Neither does the trick. "I thought the mileage would be a lot better," MacFarlane says. A recent arrival from New York, he hitched a ride to the showroom from a friend because he doesn't own a car. "The ruggedness appeals to me, but it still seems so irresponsible to own one. When it comes down to it, it's still just an SUV."

After a half-century or so on the road, the sport utility vehicle is at a crucial evolutionary moment, and Californians will decide where it ends up. There are 2.8 million of the behemoths ripping up asphalt and gulping down petroleum here, more than twice the number in any other state, but these days a dealer can have trouble moving even an environmentally friendly--or at least friendlier--version of the beast with eight throbbing cylinders under the hood.

Signs of the shift are everywhere. Gov. Arnold Schwarzenegger, who in his previous life helped design and promote the faux-military Hummer H2 SUV for General Motors, has reduced his fleet of the macho roadsters from seven to three and reportedly seldom drives them. Steve Reisman of Canoga Park, founder of the Southern California Hummer Owners Group, is infrequently behind the wheel of his red 2003 H2, which has a 32-gallon tank that costs as much to fill as dinner for two, including a fairly pleasant wine.

In the minority among SUV owners, Reisman uses his in the rugged outdoors, pulling a boat trailer and volunteering with the Forest Service, and aims to make up for it by rationing his overall energy use. "I don't think of the H2 as an everyday car," he says. "I'm using this resource for what it was intended." Similarly, his other automotive indulgence, a Ferrari, usually sits in his garage.

Because Reisman runs an insulation contracting business out of his home, he doesn't burn fossil fuels commuting. When he goes to the gym, it's usually on his mountain bike. The end result, he figures, is that he probably consumes less fuel each month than the compact-car drivers who shoot him nasty looks when he ventures out in his 6,400-pound Hummer.

Not long ago, "the H2 was a very cool thing," he says. "You'd get a lot of thumbs up." The change in attitude toward the massive means of transportation may have had something to do with the war in Iraq, gas prices and "What Would Jesus Drive?" bumper stickers.

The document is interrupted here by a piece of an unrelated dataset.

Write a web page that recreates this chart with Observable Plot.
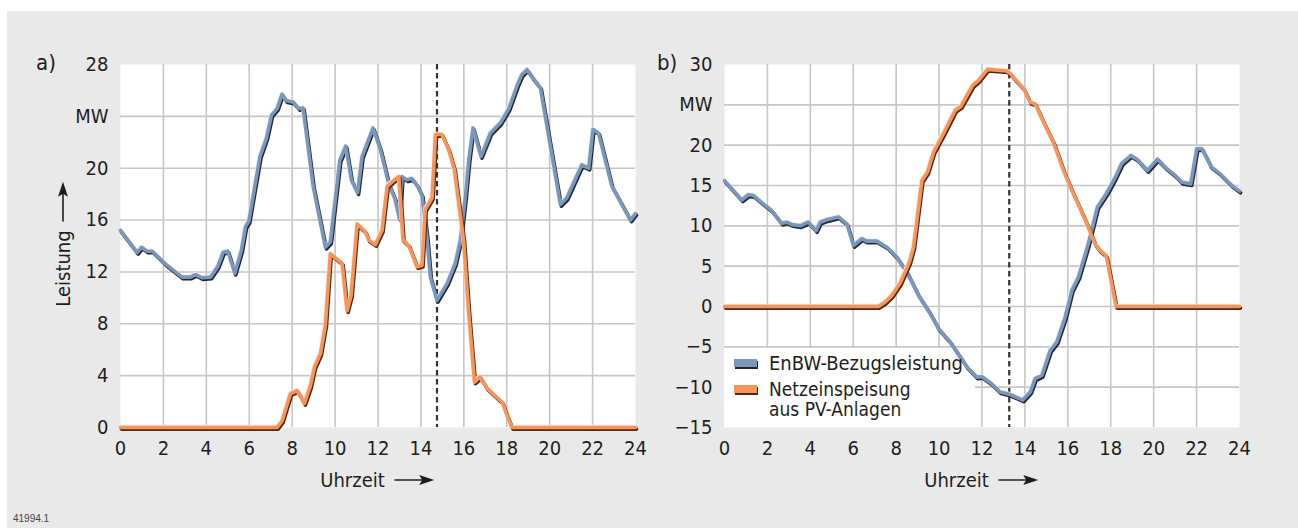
<!DOCTYPE html>
<html>
<head>
<meta charset="utf-8">
<script src="https://cdn.jsdelivr.net/npm/d3@7"></script>
<script src="https://cdn.jsdelivr.net/npm/@observablehq/plot@0.6"></script>
<style>
  html, body { margin: 0; padding: 0; }
  body { width: 1298px; height: 528px; position: relative; overflow: hidden; background: #fff;
         font-family: "Liberation Sans Narrow", "DejaVu Sans Condensed", "Roboto", sans-serif; color: #1e1e1e; }
  #bg { position: absolute; left: 7px; top: 11px; right: 0; bottom: 0; background: #e9e9e9; }
  .panel { position: absolute; top: 0; }
  .lbl { position: absolute; font-size: 20px; line-height: 20px; white-space: nowrap; }
  .axlbl { position: absolute; font-size: 20px; line-height: 20px; white-space: nowrap; display: flex; align-items: center; gap: 9px; transform: translate(-50%, -50%); }
  .sw { position: absolute; width: 23px; height: 8px; }
  .code { position: absolute; left: 13px; top: 513px; font-size: 10px; color: #444; font-family: "Liberation Sans", sans-serif; }
</style>
</head>
<body>
<div id="bg"></div>
<div id="pa" class="panel" style="left:0"></div>
<div id="pb" class="panel" style="left:649px"></div>

<div class="lbl" style="left:36px; top:52px; font-size:22px; line-height:22px;">a)</div>
<div class="lbl" style="left:657px; top:52px; font-size:22px; line-height:22px;">b)</div>

<div class="axlbl" style="left:377px; top:480px;"><span>Uhrzeit</span><svg width="40" height="12"><line x1="0" y1="6" x2="30" y2="6" stroke="#1e1e1e" stroke-width="1.6"/><path d="M25,1 L40,6 L25,11 L28,6 Z" fill="#1e1e1e"/></svg></div>
<div class="axlbl" style="left:981px; top:480px;"><span>Uhrzeit</span><svg width="40" height="12"><line x1="0" y1="6" x2="30" y2="6" stroke="#1e1e1e" stroke-width="1.6"/><path d="M25,1 L40,6 L25,11 L28,6 Z" fill="#1e1e1e"/></svg></div>
<div class="axlbl" style="left:63px; top:244px; transform: translate(-50%, -50%) rotate(-90deg);"><span>Leistung</span><svg width="40" height="12"><line x1="0" y1="6" x2="30" y2="6" stroke="#1e1e1e" stroke-width="1.6"/><path d="M25,1 L40,6 L25,11 L28,6 Z" fill="#1e1e1e"/></svg></div>

<div class="sw" style="left:734px; top:359px; background:#7d97b9; box-shadow: 1px 2px 0 #1f2838;"></div>
<div class="sw" style="left:734px; top:385px; background:#f8935a; box-shadow: 1px 2px 0 #4a2a1a;"></div>
<div class="lbl" style="left:769px; top:353px;">EnBW-Bezugsleistung</div>
<div class="lbl" style="left:769px; top:380px; font-size:19px; line-height:19px;">Netzeinspeisung</div>
<div class="lbl" style="left:769px; top:400px; font-size:19px; line-height:19px;">aus PV-Anlagen</div>

<div class="code">41994.1</div>

<script>
// ---------- data ----------
const hours = [0, 2, 4, 6, 8, 10, 12, 14, 16, 18, 20, 22, 24];

// Panel a)
const aBlueH = [0, 0.78, 0.98, 1.24, 1.48, 2.1, 2.87, 3.26, 3.5, 3.8, 4.2, 4.53, 4.78, 5.0, 5.33, 5.64, 5.83, 5.98, 6.5, 6.8, 7.04, 7.3, 7.53, 7.73, 8.05, 8.31, 8.51, 8.98, 9.55, 9.78, 10.22, 10.5, 10.76, 11.05, 11.26, 11.77, 12.12, 12.5, 12.8, 13.0, 13.12, 13.35, 13.58, 13.82, 14.05, 14.28, 14.44, 14.75, 15.22, 15.6, 15.84, 16.07, 16.23, 16.43, 16.8, 17.24, 17.71, 18.1, 18.49, 18.7, 18.95, 19.2, 19.57, 20.5, 20.8, 21.5, 21.82, 22.02, 22.28, 22.9, 23.77, 24];
const aBlueV = [15.2, 13.5, 13.9, 13.6, 13.6, 12.6, 11.6, 11.6, 11.8, 11.55, 11.6, 12.4, 13.5, 13.6, 11.9, 13.7, 15.5, 15.9, 20.9, 22.3, 24.1, 24.6, 25.7, 25.2, 25.1, 24.6, 24.65, 18.6, 13.9, 14.3, 20.6, 21.7, 19.1, 18.1, 20.9, 23.1, 21.4, 18.8, 17.6, 16.1, 19.35, 19.1, 19.2, 18.7, 17.9, 14.7, 11.6, 9.8, 11.1, 12.65, 14.45, 17.8, 20.6, 23.1, 20.9, 22.7, 23.5, 24.6, 26.4, 27.2, 27.6, 27.0, 26.2, 17.2, 17.7, 20.25, 20.0, 23.0, 22.7, 18.6, 16.0, 16.5];
const aOrangeH = [0, 7.3, 7.53, 7.92, 8.23, 8.57, 8.85, 9.04, 9.32, 9.55, 9.78, 10.33, 10.56, 10.75, 11.03, 11.41, 11.57, 11.88, 12.19, 12.43, 12.66, 12.97, 13.17, 13.43, 13.82, 14.05, 14.2, 14.52, 14.68, 14.98, 15.3, 15.56, 15.99, 16.23, 16.5, 16.75, 17.09, 17.79, 18.0, 18.24, 24];
const aOrangeV = [0, 0, 0.5, 2.6, 2.85, 1.85, 3.2, 4.65, 5.7, 7.9, 13.4, 12.65, 9.0, 10.2, 15.7, 15.1, 14.45, 14.1, 15.2, 18.6, 18.95, 19.35, 14.45, 14.05, 12.4, 12.5, 16.8, 17.7, 22.6, 22.6, 21.4, 19.9, 14.45, 8.8, 3.5, 3.9, 3.0, 1.95, 1.0, 0, 0];
const aTicks = [0, 4, 8, 12, 16, 20, 24, 28];
const aDash = [14.75];

// Panel b)
const bBlueH = [0, 0.81, 1.12, 1.35, 1.82, 2.2, 2.67, 2.9, 3.14, 3.53, 3.91, 4.27, 4.46, 4.77, 5.31, 5.7, 6.01, 6.4, 6.64, 7.1, 7.57, 8.04, 8.5, 9.05, 9.51, 9.98, 10.52, 11.3, 11.76, 12.0, 12.46, 12.85, 13.3, 13.9, 14.25, 14.48, 14.79, 15.18, 15.49, 15.88, 16.19, 16.5, 16.96, 17.38, 17.79, 18.21, 18.52, 18.94, 19.25, 19.71, 20.18, 20.61, 21.0, 21.31, 21.73, 22.01, 22.25, 22.67, 23.1, 23.64, 24];
const bBlueV = [15.6, 13.2, 13.85, 13.75, 12.7, 11.9, 10.3, 10.45, 10.15, 10.0, 10.45, 9.4, 10.45, 10.75, 11.1, 10.25, 7.55, 8.4, 8.1, 8.1, 7.35, 6.1, 4.25, 1.35, -0.5, -2.75, -4.4, -7.5, -8.75, -8.7, -9.6, -10.6, -10.9, -11.6, -10.6, -8.95, -8.55, -5.45, -4.4, -1.3, 2.0, 3.65, 7.8, 12.3, 13.95, 16.0, 17.75, 18.7, 18.2, 16.85, 18.25, 17.1, 16.25, 15.4, 15.2, 19.55, 19.55, 17.35, 16.45, 15.0, 14.3];
const bOrangeH = [0, 7.18, 7.49, 7.8, 8.19, 8.62, 8.81, 9.2, 9.46, 9.74, 10.24, 10.75, 11.02, 11.57, 11.84, 12.26, 13.15, 13.35, 13.6, 13.94, 14.25, 14.48, 14.87, 15.33, 15.8, 16.19, 16.58, 16.89, 17.27, 17.5, 17.79, 18.25, 24];
const bOrangeV = [0, 0, 0.55, 1.35, 2.9, 5.5, 7.35, 15.6, 16.65, 19.1, 21.6, 24.3, 24.8, 27.4, 28.0, 29.4, 29.2, 28.8, 28.0, 27.0, 25.3, 25.1, 22.85, 20.35, 16.85, 14.4, 12.1, 10.25, 7.75, 6.95, 6.3, 0, 0];
const bTicks = [-15, -10, -5, 0, 5, 10, 15, 20, 25, 30];
const bDash = [13.27];

const seriesNames = ["EnBW-Bezugsleistung", "Netzeinspeisung aus PV-Anlagen"];
const colors = {blue: "#7b96b8", blueDark: "#1f2838", orange: "#f8935a", orangeDark: "#4a2a1a"};

// ---------- drawing ----------
const zipPts = (H, V) => H.map((h, i) => ({h, v: V[i]}));
const fmtTick = (mw) => d => d === mw ? "MW" : (d < 0 ? "\u2212" + Math.abs(d) : String(d));

function panel({blue, orange, yDomain, yTicks, mw, dash, marginLeft, marginRight, extra = []}) {
  const yInner = yTicks.slice(1, -1);
  const xInner = hours.slice(1, -1);
  return Plot.plot({
    width: 649,
    height: 528,
    marginLeft,
    marginRight,
    marginTop: 64,
    marginBottom: 101,
    style: {background: "transparent", fontFamily: '"Liberation Sans Narrow", "DejaVu Sans Condensed", sans-serif', fontSize: "20px", color: "#1e1e1e"},
    x: {domain: [0, 24]},
    y: {domain: yDomain},
    marks: [
      Plot.frame({fill: "white", stroke: "none"}),
      Plot.gridY(yInner, {stroke: "#c6c6c6", strokeOpacity: 1, strokeWidth: 1.6}),
      Plot.gridX(xInner, {stroke: "#c6c6c6", strokeOpacity: 1, strokeWidth: 1.6}),
      ...extra,
      Plot.ruleX(dash, {stroke: "#333333", strokeWidth: 2.2, strokeDasharray: "5.5,3.5"}),
      Plot.line(blue, {x: "h", y: "v", stroke: colors.blueDark, strokeWidth: 3.6, dx: 1, dy: 1.6}),
      Plot.line(blue, {x: "h", y: "v", stroke: "#e6ecf4", strokeWidth: 3, dx: -0.8, dy: -1.2}),
      Plot.line(blue, {x: "h", y: "v", stroke: colors.blue, strokeWidth: 3.6}),
      Plot.line(orange, {x: "h", y: "v", stroke: colors.orangeDark, strokeWidth: 3.6, dx: 1, dy: 1.6}),
      Plot.line(orange, {x: "h", y: "v", stroke: "#fde6d8", strokeWidth: 3, dx: -0.8, dy: -1.2}),
      Plot.line(orange, {x: "h", y: "v", stroke: colors.orange, strokeWidth: 3.6}),
      Plot.axisY(yTicks, {tickSize: 0, tickPadding: 12, tickFormat: fmtTick(mw), fontSize: 20, label: null}),
      Plot.axisX(hours, {tickSize: 0, tickPadding: 13, tickFormat: d => String(d), fontSize: 20, label: null})
    ]
  });
}

document.getElementById("pa").appendChild(panel({
  blue: zipPts(aBlueH, aBlueV),
  orange: zipPts(aOrangeH, aOrangeV),
  yDomain: [0, 28], yTicks: aTicks, mw: 24, dash: aDash,
  marginLeft: 120, marginRight: 14
}));

const legendArea = [{x1: 0, x2: 11.7, y1: -15, y2: -5.2}];
document.getElementById("pb").appendChild(panel({
  blue: zipPts(bBlueH, bBlueV),
  orange: zipPts(bOrangeH, bOrangeV),
  yDomain: [-15, 30], yTicks: bTicks, mw: 25, dash: bDash,
  marginLeft: 75, marginRight: 59,
  extra: [Plot.rect(legendArea, {x1: "x1", x2: "x2", y1: "y1", y2: "y2", fill: "white"})]
}));
</script>
</body>
</html>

Or with the TV time purchased by Americans for More Fuel Efficient Cars, a group established by Hollywood notables that two years ago launched scathing spots accusing SUV owners of indirectly financing terrorists.

The TV campaign drew a storm of criticism, especially after vandals torched a Hummer dealership in West Covina, destroying 20 vehicles. But today, one of the group's founders, environmental activist Laurie David, wife of "Seinfeld" producer and comedian Larry David, is feeling "totally vindicated." SUV sales are crumbling like those imitation rock piles upon which the vehicles sometimes are posed at dealerships, like specimens in a natural history museum. Nationwide, full-size SUVs are capturing the smallest share of the market since 1996, according to a recent study by the Power Information Network, and the number of large SUVs sold fell 44% between December 2003 and April 2005, according to, which tracks automotive trends.

"When you think about the millions that Detroit spent trying to convince American families that these are the best vehicles to drive, it's a pretty amazing turnabout," says David, a believer in peer pressure. "When this SUV thing started, a lot of my friends had them, so my thing was to get them to reject them. Now, when we have a dinner party, the street outside our house looks like a hybrid dealership."